Here is where I found myself both keeping up with the play and falling behind it. While I was laughing at María Sabida, some other part of me was busy filing through stories I thought I had forgotten: Juan Bobo, the ghost stories of Roberto Cofresí, the pirate legend I grew up hearing in Rincón, and all the tales my father, God bless his soul, used to tell me.

I realized, sitting there, that I should write them down. Because no Puerto Rican story is ever told the same way twice. The version of Maria Sabida I knew, had an ogre and the devil. These stories, the ones that existed before Iris Chacon came on the screen were passed down through the telling, so it all depends on the teller, on the room, on the wounds (and this evening shares some), on who is listening, and on what the storyteller has survived. That is why our culture must keep telling its stories. If it is going to survive colonization, erasure, and the slow forgetting that comes with distance, then we have to put it all down, pass it forward, and make room for as many Wedding Marches as we can. 

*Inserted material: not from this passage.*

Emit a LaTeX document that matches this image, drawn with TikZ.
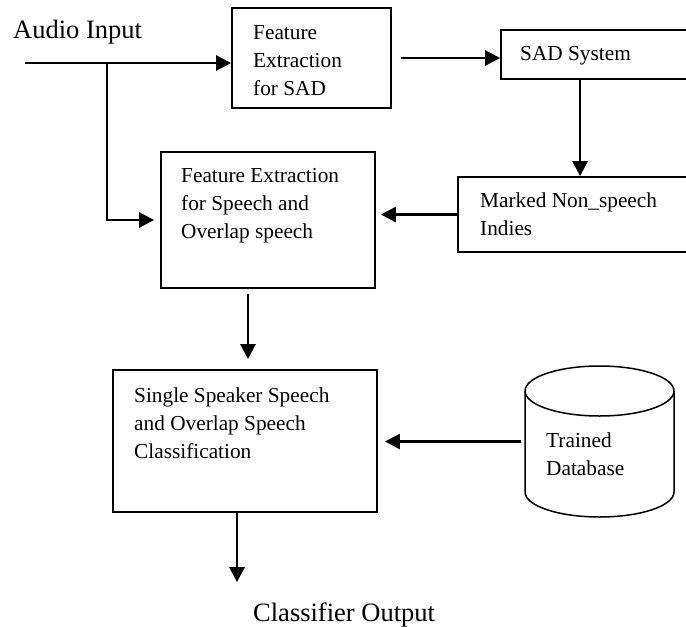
\documentclass[tikz,border=0pt]{standalone}
\usepackage{fontspec}
\setmainfont{Liberation Serif}
\usepackage{tikz}
\usetikzlibrary{positioning,arrows.meta,calc}

\newcommand{\bigtxt}{\fontsize{26.5}{32}\selectfont}
\newcommand{\boxtxt}{\fontsize{21.3}{28}\selectfont}

\begin{document}
\begin{tikzpicture}[x=1pt,y=-1pt,
    >={Triangle[length=15pt,width=15pt]},
    blk/.style={draw,line width=1.8pt,rectangle,inner sep=0pt},
    lbl/.style={anchor=base west,inner sep=0pt,align=left,font=\boxtxt},
    arr/.style={->,line width=2.7pt}]
  \useasboundingbox (0,0) rectangle (686,627);
  \clip (0,0) rectangle (686,627);

  % ブロック
  \node[blk,minimum width=159pt,minimum height=100pt] (fesad) at (311.5,58) {};
  \node[blk,minimum width=199pt,minimum height=49pt] (sad) at (600.5,54.5) {};
  \node[blk,minimum width=242pt,minimum height=75pt] (marked) at (579,214.5) {};
  \node[blk,minimum width=214pt,minimum height=136pt] (fesp) at (268,220) {};
  \node[blk,minimum width=264pt,minimum height=142pt] (ssc) at (245,441) {};

  % データベース（円柱）
  \node[minimum width=149pt,minimum height=153pt,inner sep=0pt] (db) at (599.5,441.5) {};
  \draw[line width=1.5pt] (525,391) -- (525,492)
    arc[start angle=180,end angle=0,x radius=74.5,y radius=25]
    -- (674,391)
    arc[start angle=0,end angle=-180,x radius=74.5,y radius=25] -- cycle;
  \draw[line width=1.5pt] (525,391)
    arc[start angle=180,end angle=0,x radius=74.5,y radius=25];

  % テキスト（複数行は最終行のベースライン）
  \node[lbl,font=\bigtxt] (inp) at (13,38) {Audio Input};
  \node[lbl] (fesadtxt) at (253,95) {Feature\\Extraction\\for SAD};
  \node[lbl] (sadtxt) at (520,60) {SAD System};
  \node[lbl] (markedtxt) at (480,235) {Marked Non\_speech\\Indies};
  \node[lbl] (fesptxt) at (181,238) {Feature Extraction\\for Speech and\\Overlap speech};
  \node[lbl] (ssctxt) at (134,458) {Single Speaker Speech\\and Overlap Speech\\Classification};
  \node[lbl] (dbtxt) at (546,475) {Trained\\Database};
  \node[lbl,font=\bigtxt] (out) at (253,621) {Classifier Output};

  % 矢印
  \coordinate (in) at (25,63);
  \coordinate (split) at (107,63);
  \draw[arr] (in) -- (in -| fesad.west);
  \draw[arr] (split) |- ([xshift=-6pt]fesp.west);
  \draw[arr] ([xshift=9pt]fesad.east) -- (fesad.east -| sad.west);
  \coordinate (sadout) at ([xshift=80pt]sad.south west);
  \draw[arr] (sadout) -- (sadout |- marked.north);
  \draw[arr] (marked.west) -- ([xshift=5pt]fesp.east |- marked.west);
  \coordinate (fespout) at ([xshift=-20pt]fesp.south);
  \draw[arr] ([yshift=-5pt]fespout) -- ([yshift=10pt]fespout |- ssc.north);
  \draw[arr] ([xshift=-4pt]db.west) -- ([xshift=7pt]ssc.east |- db.west);
  \coordinate (sscout) at ([xshift=-8pt]ssc.south);
  \draw[arr] (sscout) -- ([yshift=20pt]sscout |- out.north);
\end{tikzpicture}
\end{document}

The rest of the team helps shape what becomes a wonderful evening. The live musical accompaniment is especially beautiful, with Ali Bello, Sergio R. Reyes, Maggy Simon, and Marisol Espada giving the production its pulse, its breath, and its ache. Musical Director Desmar Guevara gathers those sounds into something that feels both intimate and ancestral.

Set Designer Omayra Garriga Casiano and Costume Designer Eliana Jost create a world that is simple without being plain, evocative without being fussy. And Lighting Designers Lucrecia Briceño and Emmanuel Delgado give the production an authentic glow, the kind of light that seems to come not only from the stage, but from memory itself.

And Congratulations to Rosal Colon, who keeps the evening focused and brought out of her performers a sense of clarity and truth.  I can't wait to see what she directs next. 

And then there is Jenyvette Vega, holding it all together with that rare force that makes a room lean forward, until you can almost hear someone whisper, “Ahí viene Jenyvette Vega.”